Review by Frank Plowright
Is the Spirit still relevant? Is he a character whose appeal is now limited to an older generation, or is he a timeless hero discovered by each successive generation?
Matt Wagner, of course, assumes the latter, and his collaboration with artist Dan Schkade is a spirited statement as to why. Instead of treating the Spirit and his 1940s Central City location as fixed, Wagner moves forward to Commissioner Dolan on the verge of retirement and the Spirit not seen for two years. Wisely, though, this isn’t The Spirit updated to the present day.
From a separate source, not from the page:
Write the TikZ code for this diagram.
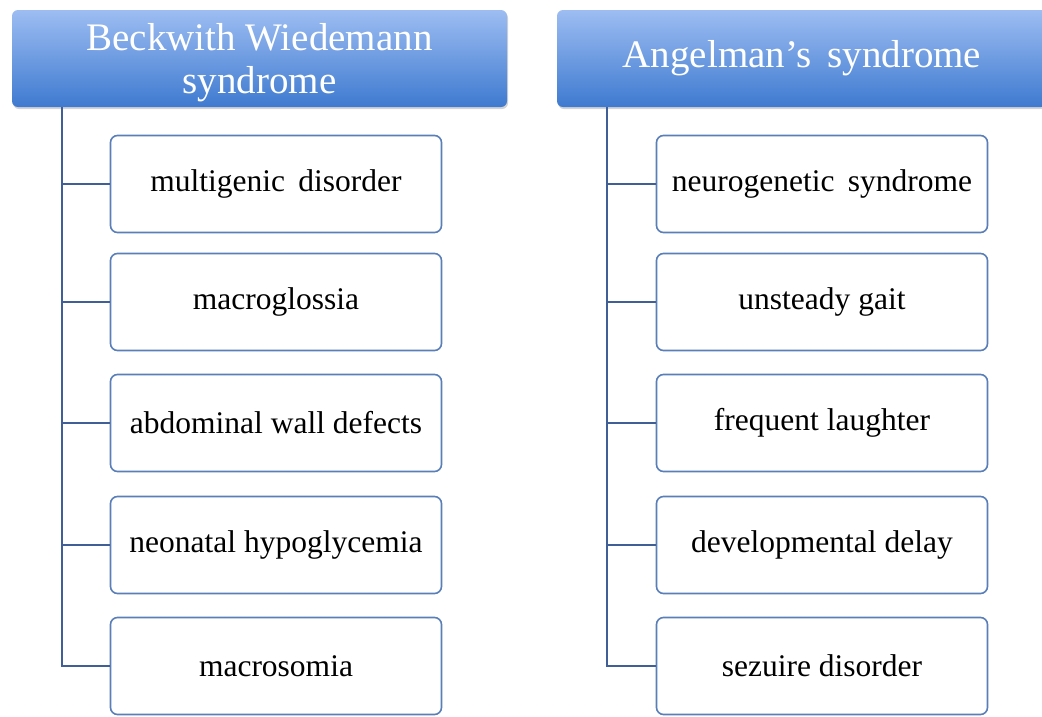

Ebony and Sammy listen to the radio and answer a landline in their detective agency office, and Ellen Dolan, with new boyfriend firmly under the thumb, wears the fashions of the 1940s. After a chapter reintroducing the cast, Wagner gets down to the business of finding out what happened to the Spirit.
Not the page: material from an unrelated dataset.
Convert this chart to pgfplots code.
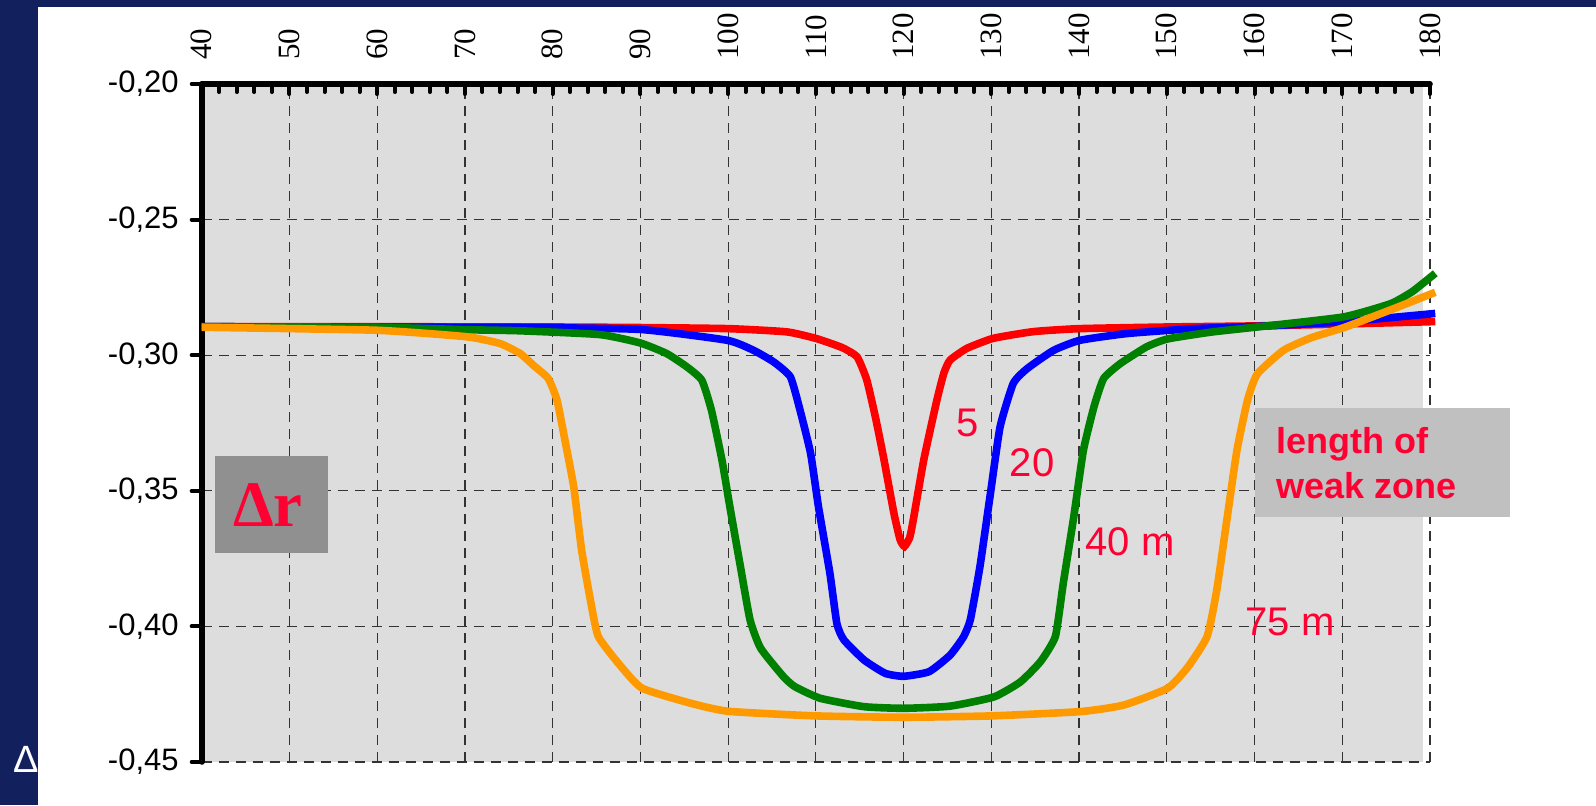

It’s cleverly handled. At the start Ebony and Sammy take a tour of the Spirit’s most prominent enemies, each telling a story about how he thwarted their last escapade. Wagner doesn’t drag the absence out too long either. After all, the title is The Spirit Returns, so the mystery becomes just where he’s been. A good use of the two year gap is to transform Ebony, now older and more dignified, solving a problem Will Eisner never dealt with, choosing just to write him out in the late 1940s
Regarding the art, it’s very, very difficult to work past the style that Eisner established, cinematic with plenty of detail, changing viewpoints and people generally seen from distance. In his foreword Wagner notes how his son, colourist Brennan Wagner, convinced him that new talent Schkade was the best artist for the job, and his instincts are sound. He’s a little rough around the edges in places, but he supplies the Spirit’s world in a cartoon style without slavishly imitating Eisner’s style. Where he’s lacking, though, compared with the high standards set before is the cinematic approach. He doesn’t vary the viewpoints enough, too often closes in, and isn’t keen on backgrounds. It isn’t fair to compare a very talented new artist with the mastery of predecessors Eisner or Darwyn Cooke, but in some respects this assignment sets up Schkade to fail.
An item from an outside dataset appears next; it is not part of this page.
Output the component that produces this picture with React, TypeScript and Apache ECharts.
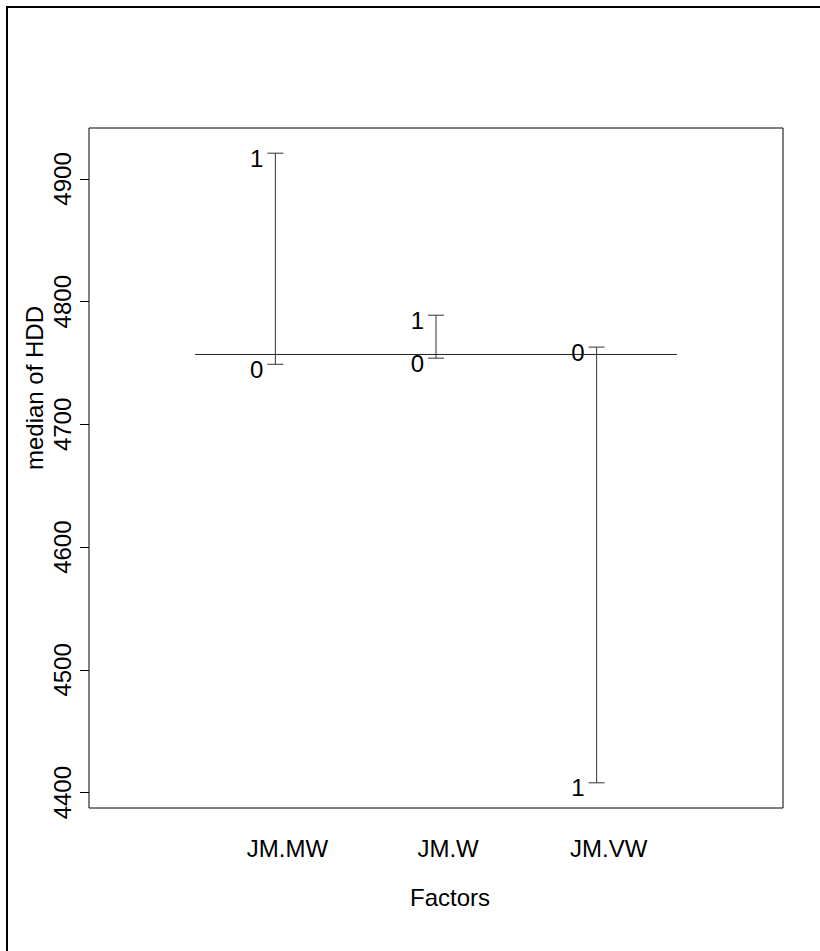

Wagner doesn’t imitate the short story format, although the stories within a story do that to an extent, instead running the events over roughly twelve months. He does, though look to Eisner for some techniques, like the focus of a chapter being a character other than the Spirit, scenes in rhyme, the Spirit seen in exotic locations around the world, and good repurposing of some staged sequences older readers may recognise. These are homage rather than pastiche. However, Wagner’s aware of the need for originality, and creates an intriguing new villain in the form of the feared Mikado Vaas. He’s given a set of priorities beyond the usual Central City criminals, ruled by an ideology, and that changes the prevailing atmosphere interestingly.
While doubts hang over The Spirit Returns, the ending is a blockbuster, the foundations well laid and action every bit as thrilling as intended. Elsewhere it grabs the attention, focusses on the right people in the right places and sells the idea, but will inevitably draw comparisons with Eisner’s peaks.